Luego de escuchar a Marco Polo hablar de Berenice, ciudad justa e injusta y germen de una inmensa metrópoli que cubre al mundo, Kublai Kan concluye que el último puerto no puede ser sino la ciudad infernal desde cuyo fondo es imposible escapar por la espiral que aprieta la corriente. Para Marco Polo (a diferencia del Gran Kan), el infierno de los vivos no es algo por venir, sino que lo habitamos todos los días y solo hay dos maneras de no sufrirlo: “La primera es fácil para muchos: aceptar el infierno y volverse parte de él hasta el punto de dejar de verlo. La segunda es arriesgada y exige atención y aprendizaje: buscar y saber con quién y qué, en medio del infierno, no es infierno, y hacer que dure, y dejarle espacio”.
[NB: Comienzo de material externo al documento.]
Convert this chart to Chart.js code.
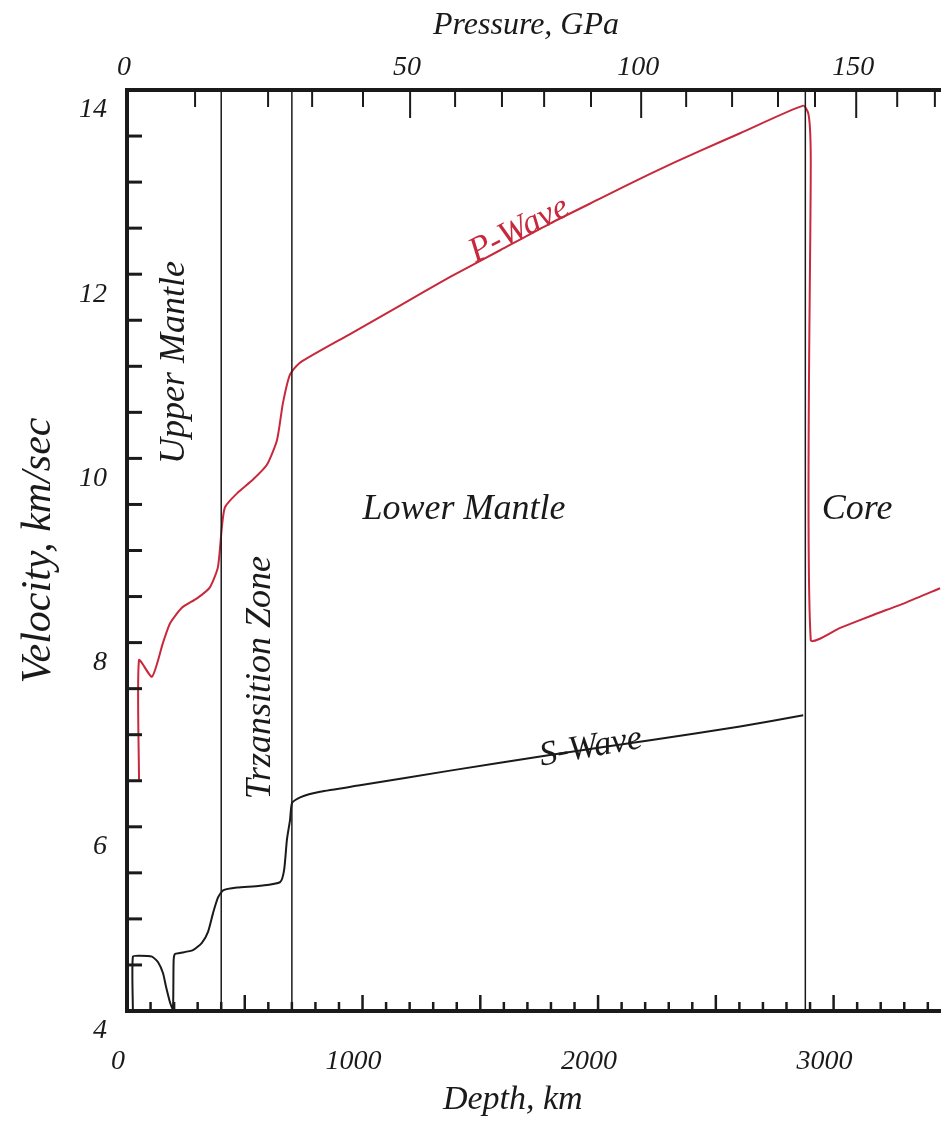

La primera edición italiana de Le città invisibili tuvo como portada Le château des Pyrénées (1959) de René Magritte. En la pintura se observa una colosal roca flotando encima del océano, desafiando así la gravedad terrestre y, al mismo tiempo, hospedando la arquitectura humana en un castillo que despunta la piedra. En su cualidad surrealista, la ciudad onírica de Magritte bien podría haber sido descubierta por Marco Polo —y contada por él mismo ante el Gran Kublai Kan, en sus aposentos de Kemenfú— o imaginada por Italo Calvino en “Las ciudades y el cielo” —Eudoxia, Bersabea, Tecla, Perinzia y Andria.

Tal vez Italo Calvino vio pasar todos los pájaros del mundo y, por último, un cuervo sobrevolando el fondo del cielo en Siena el 19 de septiembre de 1985. Seguramente le gritó en su lengua y lo señaló con el dedo de la mano con que escribió su poema de amor a las ciudades. Quizás el cuervo bajó lentamente en círculos y se posó sobre la tumba que habita Calvino desde entonces en el cementerio de Castiglione della Pescaia, en la Toscana. Existe la posibilidad, no obstante, de que solo esté de viaje en la ciudad que soñó Kublai Kan, aquella en la que las despedidas se desenvuelven en silencio pero con lágrimas, la misma de la que Marco Polo teme nunca más regresar: “La ciudad existe y tiene un simple secreto: solo conoce partidas y no llegadas”.